### Exercise brief
Begin with the first line of the material and copy each line word for word through the line that contains "return (p - 36) / 576"; the pictures are left out.

### Given material
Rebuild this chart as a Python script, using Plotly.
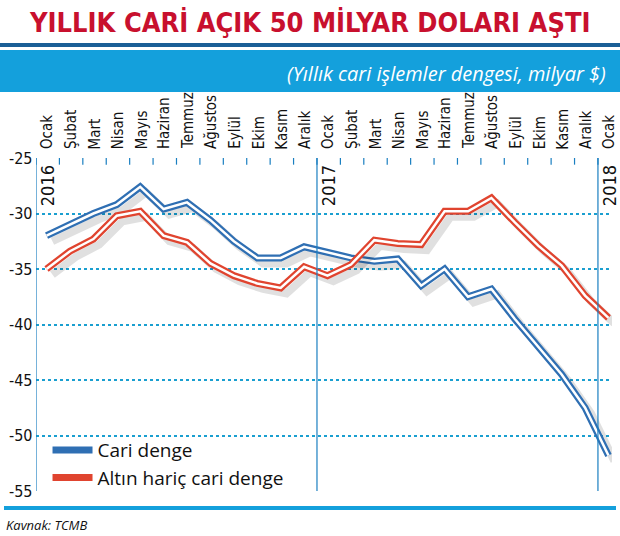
import plotly.graph_objects as go

months = ["Ocak","Şubat","Mart","Nisan","Mayıs","Haziran","Temmuz","Ağustos","Eylül","Ekim","Kasım","Aralık",
          "Ocak","Şubat","Mart","Nisan","Mayıs","Haziran","Temmuz","Ağustos","Eylül","Ekim","Kasım","Aralık","Ocak"]
cari = [-32.0,-31.0,-30.0,-29.2,-27.6,-29.6,-29.0,-30.6,-32.5,-34.0,-34.0,-33.0,
        -33.5,-34.0,-34.3,-34.1,-36.5,-35.0,-37.5,-36.8,-39.5,-42.0,-44.5,-47.5,-51.8]
altin = [-35.0,-33.4,-32.3,-30.2,-29.8,-32.0,-32.6,-34.5,-35.6,-36.3,-36.7,-34.8,
         -35.6,-34.6,-32.4,-32.7,-32.8,-29.8,-29.8,-28.6,-30.8,-32.9,-34.7,-37.4,-39.4]
years = ["2016","2017","2018"]
yticks = [-25,-30,-35,-40,-45,-50,-55]

FN = "DejaVu Sans Condensed, sans-serif"
xs = [i + 0.45 for i in range(len(months))]
fig = go.Figure()
for name, vals, col in [("Cari denge", cari, "#2f6fb3"), ("Altın hariç cari denge", altin, "#e0442f")]:
    fig.add_trace(go.Scatter(x=[v + 0.25 for v in xs], y=[v - 0.5 for v in vals], mode="lines",
                             line=dict(color="rgba(0,0,0,0.12)", width=8), showlegend=False, hoverinfo="skip"))
    fig.add_trace(go.Scatter(x=xs, y=vals, mode="lines", name=name,
                             line=dict(color=col, width=7), legendgroup=name))
    fig.add_trace(go.Scatter(x=xs, y=vals, mode="lines", line=dict(color="white", width=2.5),
                             showlegend=False, legendgroup=name, hoverinfo="skip"))

def py(p):
    return (491 - p) / 333
def px(p):
    return (p - 36) / 576

for k in range(3):
    fig.add_shape(type="line", xref="x", yref="paper", x0=12*k, x1=12*k, y0=0, y1=1,
                  line=dict(color="#1a7fc1", width=1.2))
for i in range(25):
    fig.add_shape(type="line", xref="x", yref="y", x0=i, x1=i, y0=-25, y1=-25.6,
                  line=dict(color="#1a7fc1", width=1.2))
fig.add_shape(type="rect", xref="paper", yref="paper", x0=px(0), x1=px(620), y0=py(47), y1=py(43),
              line=dict(width=0), fillcolor="#1a5f96")
fig.add_shape(type="rect", xref="paper", yref="paper", x0=px(0), x1=px(620), y0=py(92), y1=py(50),
              line=dict(width=0), fillcolor="#14a0dc")
fig.add_shape(type="rect", xref="paper", yref="paper", x0=px(4), x1=px(616), y0=py(510), y1=py(506),
              line=dict(width=0), fillcolor="#14a0dc")

for i, m in enumerate(months):
    fig.add_annotation(x=i + 0.5, y=1.02, xref="x", yref="paper", text=m, showarrow=False, textangle=-90,
                       xanchor="center", yanchor="bottom", font=dict(family=FN, size=15, color="#111"))
for k, yr in enumerate(years):
    fig.add_annotation(x=12*k + 0.5, y=0.985, xref="x", yref="paper", text=yr, showarrow=False, textangle=-90,
                       xanchor="center", yanchor="top", font=dict(family=FN, size=18, color="#111"))
for t in yticks:
    fig.add_annotation(x=0, y=t, xref="paper", yref="y", text=str(t), showarrow=False, xanchor="right",
                       xshift=-1, font=dict(family=FN, size=16, color="#111"))
fig.add_annotation(x=px(310), y=py(22), xref="paper", yref="paper", text="<b>YILLIK CARİ AÇIK 50 MİLYAR DOLARI AŞTI</b>",
                   showarrow=False, yanchor="middle", font=dict(family=FN, size=27, color="#c8102e"))
fig.add_annotation(x=px(608), y=py(73), xref="paper", yref="paper", text="<i>(Yıllık cari işlemler dengesi, milyar $)</i>",
                   showarrow=False, xanchor="right", yanchor="middle", font=dict(family="Open Sans, sans-serif", size=20, color="white"))
fig.add_annotation(x=px(4), y=py(525), xref="paper", yref="paper", text="<i>Kavnak: TCMB</i>",
                   showarrow=False, xanchor="left", yanchor="middle", font=dict(family="Open Sans, sans-serif", size=13, color="#111"))

fig.update_layout(
    width=620, height=536, margin=dict(l=36, r=8, t=158, b=45),
    paper_bgcolor="white", plot_bgcolor="white",
    xaxis=dict(range=[0, 24.6], showticklabels=False, showgrid=False, zeroline=False),
    yaxis=dict(range=[-55, -25], tickvals=yticks, showticklabels=False, showgrid=True,
               gridcolor="#1a9fd0", griddash="dot", gridwidth=1.5, zeroline=False),
    legend=dict(x=0.02, y=0.18, xanchor="left", yanchor="top", bgcolor="rgba(0,0,0,0)",
                font=dict(family="Open Sans, sans-serif", size=19, color="#111"), tracegroupgap=0,
                itemwidth=40),
    showlegend=True,
)
fig.write_html("out.html", config={"displayModeBar": False},
               post_script="document.body.style.margin='0';document.body.style.overflow='hidden';")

### Finished task
Rebuild this chart as a Python script, using Plotly.
import plotly.graph_objects as go

months = ["Ocak","Şubat","Mart","Nisan","Mayıs","Haziran","Temmuz","Ağustos","Eylül","Ekim","Kasım","Aralık",
          "Ocak","Şubat","Mart","Nisan","Mayıs","Haziran","Temmuz","Ağustos","Eylül","Ekim","Kasım","Aralık","Ocak"]
cari = [-32.0,-31.0,-30.0,-29.2,-27.6,-29.6,-29.0,-30.6,-32.5,-34.0,-34.0,-33.0,
        -33.5,-34.0,-34.3,-34.1,-36.5,-35.0,-37.5,-36.8,-39.5,-42.0,-44.5,-47.5,-51.8]
altin = [-35.0,-33.4,-32.3,-30.2,-29.8,-32.0,-32.6,-34.5,-35.6,-36.3,-36.7,-34.8,
         -35.6,-34.6,-32.4,-32.7,-32.8,-29.8,-29.8,-28.6,-30.8,-32.9,-34.7,-37.4,-39.4]
years = ["2016","2017","2018"]
yticks = [-25,-30,-35,-40,-45,-50,-55]

FN = "DejaVu Sans Condensed, sans-serif"
xs = [i + 0.45 for i in range(len(months))]
fig = go.Figure()
for name, vals, col in [("Cari denge", cari, "#2f6fb3"), ("Altın hariç cari denge", altin, "#e0442f")]:
    fig.add_trace(go.Scatter(x=[v + 0.25 for v in xs], y=[v - 0.5 for v in vals], mode="lines",
                             line=dict(color="rgba(0,0,0,0.12)", width=8), showlegend=False, hoverinfo="skip"))
    fig.add_trace(go.Scatter(x=xs, y=vals, mode="lines", name=name,
                             line=dict(color=col, width=7), legendgroup=name))
    fig.add_trace(go.Scatter(x=xs, y=vals, mode="lines", line=dict(color="white", width=2.5),
                             showlegend=False, legendgroup=name, hoverinfo="skip"))

def py(p):
    return (491 - p) / 333
def px(p):
    return (p - 36) / 576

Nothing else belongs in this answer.